I am running my old 500gb 3.5" HDD in a Orico 3.5 inch housing/enclosure as a network drive which means it is directly connected to my Telstra Modem. Its been 4 days already since its connection and seems like running ok 24/7. Is this safe to do so or is it something thats not recommended by the gurus?

Comments

  • +1

    It's safe.

    Backup any important data to another drive and cloud.

  • +1

    Yes perfectly OK. The spin up, spin down, vibration, and temp and power variability that shorten the life of a hdd.

    Just remember that all drive will fail. It's just a matter of when so keep backup.

  • +8

    I'd be more concerned with how you managed to wedge a 3.5" HDD in a 2.5" HDD enclosure?

    If the data is important, I'd buy a new Surveillance or NAS HDD, since they are designed to run 24/7 and a bit hotter.

    • +3

      Just delete some data to make it smaller

    • If the data is important - back it up!

      Surveillance or NAS or whatever the marketing buzzword will fail. You might get replacement drive 3 years down the road when you pay more for these drives - but without backup you wont get your data back.

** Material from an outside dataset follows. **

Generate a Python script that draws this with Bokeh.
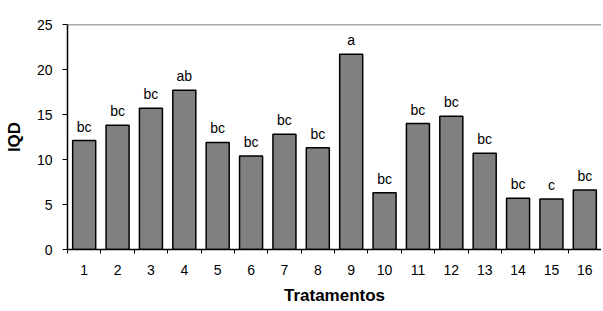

      • Of course redundancy is king, but a Surveillance or NAS drive will be LESS LIKELY to die in a given time frame than an older basic HDD 24/7.

  • +3

    You have some serious skills to bend the law of physics like that.

    • +1

      Maybe OP is MacGyver?

  • if you can see it, use to constantly checking its status

    https://crystalmark.info/en/software/crystaldiskinfo/

  • If you care about any of the data back it up, preferably to some where off site. And if it is really important set up multiple back ups too different locations. Or just use a cloud provider with geo redundancy.

    • Would you recommend any cloud service?

    • I need to just to save some of photograph that I take with my dslrs. All the photos from Pixel 3a are uploaded to Google Photos. There is nothing significantly important on this HDD and its like 10 years old :D

  • About half of all my drives die eventually. But by the time they do they are so old that I wanted to get rid of them anyway to replace with a bigger one. It's usually a slow death so you get some warning.